Seethaler Robert,
le tabac Tresniek.
Le titre sonne comme l'enseigne des petites échoppes qui rythment la vie du quartier, à l'heure des bouleversements de l'Histoire - ici la montée du nazisme. La Vienne autrichienne devient un microcosme pour la « vie minuscule » de Franz Huchel, jeune homme banal, qui va faire son éducation sentimentale et politique.

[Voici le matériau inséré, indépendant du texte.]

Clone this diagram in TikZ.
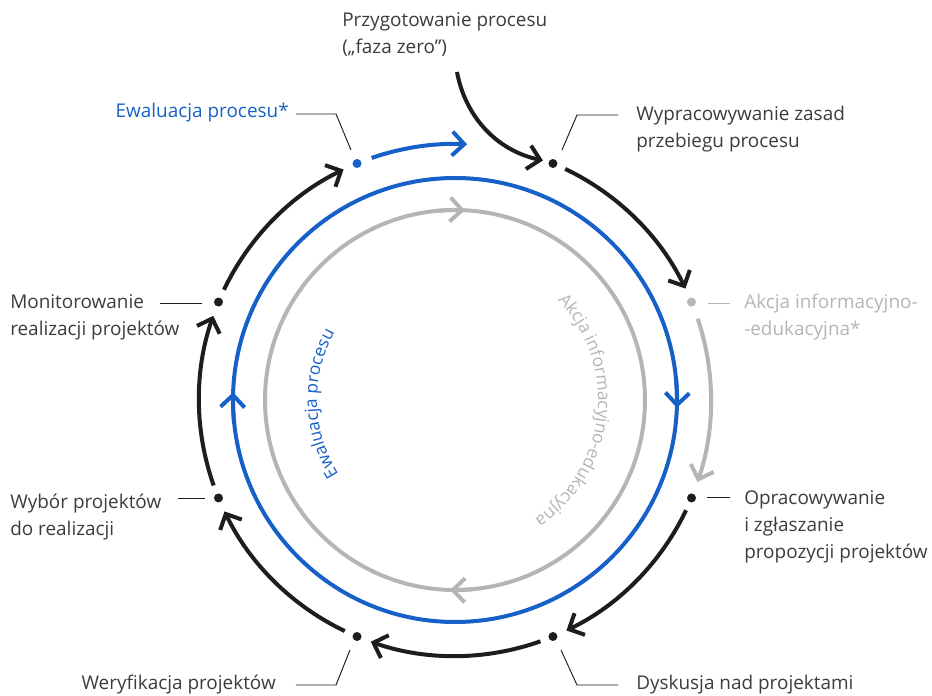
\documentclass[tikz,border=0pt]{standalone}
\usepackage{fontspec}
\setmainfont{Open Sans}
\usetikzlibrary{arrows.meta,decorations.text,calc}
\definecolor{ink}{HTML}{1D1D1B}
\definecolor{evblue}{HTML}{1660C8}
\definecolor{akgray}{HTML}{B5B5B8}
\definecolor{txt}{HTML}{3C3C3B}
\newcommand\labfont{\fontsize{14.2}{20.25}\selectfont}
\newcommand\curvfont{\fontsize{13}{15}\selectfont}
\begin{document}
\begin{tikzpicture}[x=0.75pt,y=0.75pt,
  ring/.style={line width=3pt},
  tip/.style={-{Straight Barb[length=9pt,width=18pt]}},
  dot/.style={circle,fill=ink,inner sep=0pt,minimum size=6.75pt},
  lead/.style={draw=ink,line width=0.7pt},
  lab/.style={inner sep=0pt,font=\labfont,text=txt,align=left}]
\useasboundingbox (-455,-296) rectangle (477,400);
% inner rings
\draw[ring,akgray] (0,0) circle[radius=190];
\draw[ring,evblue] (0,0) circle[radius=222];
\draw[ring,akgray,tip] (95:190) arc[start angle=95,end angle=87,radius=190];
\draw[ring,akgray,tip] (276:190) arc[start angle=276,end angle=268.5,radius=190];
\draw[ring,evblue,tip] (6:222) arc[start angle=6,end angle=-2,radius=222];
\draw[ring,evblue,tip] (186:222) arc[start angle=186,end angle=178,radius=222];
% curved texts
\path[decorate,decoration={text along path,text align=center,
  text={|\curvfont\color{evblue}|Ewaluacja procesu}}]
  (215:138) arc[start angle=215,end angle=148,radius=138];
\path[decorate,decoration={text along path,text align=center,
  text={|\curvfont\color{akgray}|Akcja informacyjno-edukacyjna}}]
  (50:143) arc[start angle=50,end angle=-62,radius=143];
% outer cycle
\draw[ring,ink,tip] (64.5:256) arc[start angle=64.5,end angle=25.8,radius=256];
\draw[ring,akgray,tip] (18.5:256) arc[start angle=18.5,end angle=-18.7,radius=256];
\draw[ring,ink,tip] (-25.5:256) arc[start angle=-25.5,end angle=-64.2,radius=256];
\draw[ring,ink,tip] (-70.5:256) arc[start angle=-70.5,end angle=-109.2,radius=256];
\draw[ring,ink,tip] (-115.5:256) arc[start angle=-115.5,end angle=-154.2,radius=256];
\draw[ring,ink,tip] (-160.5:256) arc[start angle=-160.5,end angle=-199.2,radius=256];
\draw[ring,ink,tip] (154.5:256) arc[start angle=154.5,end angle=115.8,radius=256];
\draw[ring,evblue,tip] (109:256) arc[start angle=109,end angle=87.3,radius=256];
% dots
\node[dot,fill=evblue] (dEw) at (112.5:256) {};
\node[dot] (dWy) at (67.5:256) {};
\node[dot,fill=akgray] (dAk) at (22.5:256) {};
\node[dot] (dOp) at (-22.5:256) {};
\node[dot] (dDy) at (-67.5:256) {};
\node[dot] (dWe) at (-112.5:256) {};
\node[dot] (dWb) at (-157.5:256) {};
\node[dot] (dMo) at (157.5:256) {};
% start label and incoming arrow
\node[lab,anchor=north west] (lPr) at (-113,388) {Przygotowanie procesu\\(„faza zero”)};
\coordinate (prStart) at (2,328);
\draw[ring,ink,tip] (prStart) .. controls (10,285) and (40,250) .. ($(dWy)+(-10,3)$);
% labels
\node[lab,anchor=mid east,text=evblue] (lEw) at (-166,286) {Ewaluacja procesu*};
\node[lab,anchor=north west] (lWy) at (181,294) {Wypracowywanie zasad\\przebiegu procesu};
\node[lab,anchor=north west,text=akgray] (lAk) at (289,106) {Akcja informacyjno-\\-edukacyjna*};
\node[lab,anchor=north west] (lOp) at (289,-90) {Opracowywanie\\i zgłaszanie\\propozycji projektów};
\node[lab,anchor=mid west] (lDy) at (181,-286) {Dyskusja nad projektami};
\node[lab,anchor=mid east] (lWe) at (-179,-286) {Weryfikacja projektów};
\node[lab,anchor=north west] (lWb) at (-445,-94) {Wybór projektów\\do realizacji};
\node[lab,anchor=north west] (lMo) at (-445,106) {Monitorowanie\\realizacji projektów};
% leader lines
\draw[lead] (-159,286) -- (-119,286) -- (-104,250);
\draw[lead] (107,250) -- (122,285) -- (163,285);
\draw[lead,draw=akgray] (253,97) -- (275,97);
\draw[lead] (252,-97) -- (275,-97);
\draw[lead] (106,-250) -- (122,-285) -- (163,-285);
\draw[lead] (-105,-250) -- (-119,-285) -- (-159,-285);
\draw[lead] (-277,-98) -- (-250,-98);
\draw[lead] (-295,97) -- (-253,97);
\end{tikzpicture}
\end{document}
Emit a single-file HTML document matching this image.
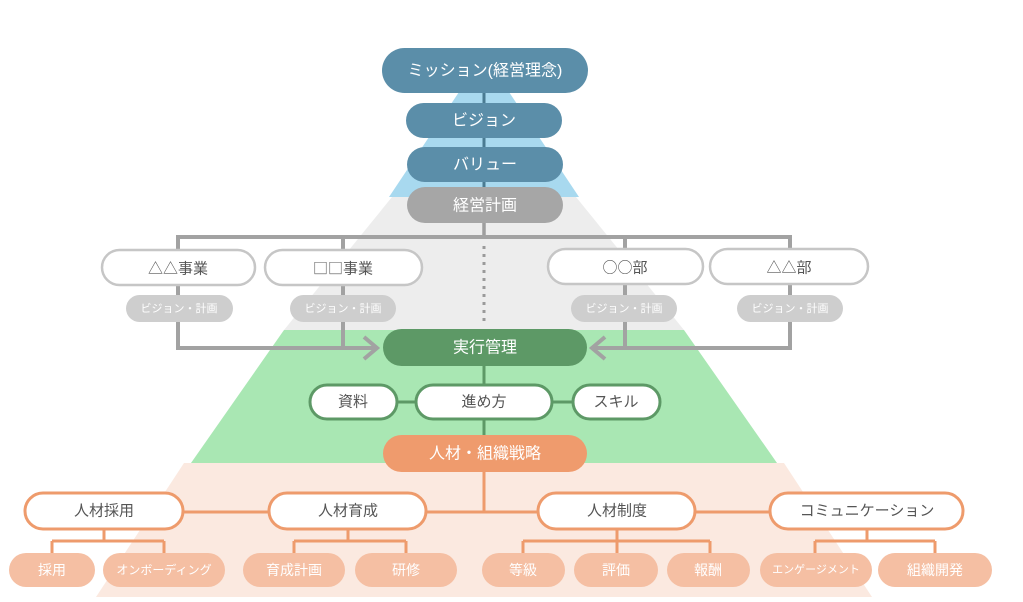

le montagnard mal dégrossi vit dans le malaise en cité inconnue -Vienne, 1937. Comment nouer des relations avec autrui ? Sur trois terrains, celui des adultes, des femmes, et au contact d'un éminent contemporain,
Sigmund Freud, aux prises avec son époque.
Son patron libraire ? Franz éprouve du respect pour le mutilé de 14-18, devenu un témoin acerbe des manipulations de la propagande belliciste.
Au chapitre des femmes, son attitude candide et sincère lui vaut le regard amusé d'un lecteur, plus aguerri mais bienveillant. Avec
Freud, il tente obscurément de comprendre son malaise personnel et l'ambiance malsaine de l'époque.
« je me demande quelle importance peuvent bien avoir mes petits soucis idiots à côté de tous ces évènements, dans ce monde qui est devenu fou. »
C'est à l'échelle du quartier qu'il voit naître les sentiments haineux, les tensions, puis les agressions dont l'échoppe et le libraire seront victimes.
Ce qui génère chez Franz, à son niveau, une conduite courageuse, qui le grandit aux yeux du lecteur.
Seethaler, au cours du récit, ouvre quelques rapides fenêtres sur le monde extérieur, ou brosse des scènes intimes, où la tendresse entre
Freud et sa fille apparaît dans une note pleine d'humour :
Anna fit un pas vers son père et le saisit au menton. Il ouvrit la bouche et elle glissa son pouce avec précaution entre ses mâchoires. du bout du pouce elle appuya sur la partie postérieure de la prothèse. Il y eut un craquement, un déclic, et il esquissa une grimace de douleur.
« Elle est en place », dit Anna après avoir jeté un coup d'oeil dans la cavité buccale. Elle retira son pouce, l'essuya dans son mouchoir, se haussa sur la pointe des pieds et embrassa vite son père sur les deux joues.
En fin de parcours, Franz juge son évolution : « c'était presque comme s'il avait changé de peau avant l'heure, grandi trop vite. Comme s'il s'était pour ainsi dire dépouillé brutalement de son moi ».
Il a développé sa manière à lui de régler ses comptes avec les crapules, de ridiculiser les pratiques officielles, ce que traduit le commentaire public : « là où il y de l'audace, il y a de la dinguerie ! ».
Le récit limpide, épuré, ne cherche pas à édifier ; il laisse le champ libre au lecteur ; Si les contemporains n'ont pas su voir le témoignage de Franz, le lecteur saura en comprendre le sens.
Il goûtera aussi les différentes facettes de la narration, le récit linéaire, la correspondance entre la mère et le fils, les réflexions des uns et des autres. Belle palette de focales.
Il appréciera aussi l'irruption d' images freudiennes dans le vécu du jeune homme, et l'affichage de ses rêves en vitrine, nouveaux « dazibaos », cryptés et pourtant transparents.
Ainsi
Robert Seethaler retrace avec brio et simplicité l'itinéraire biographique, sentimental et politique d'une « âme forte » inattendue.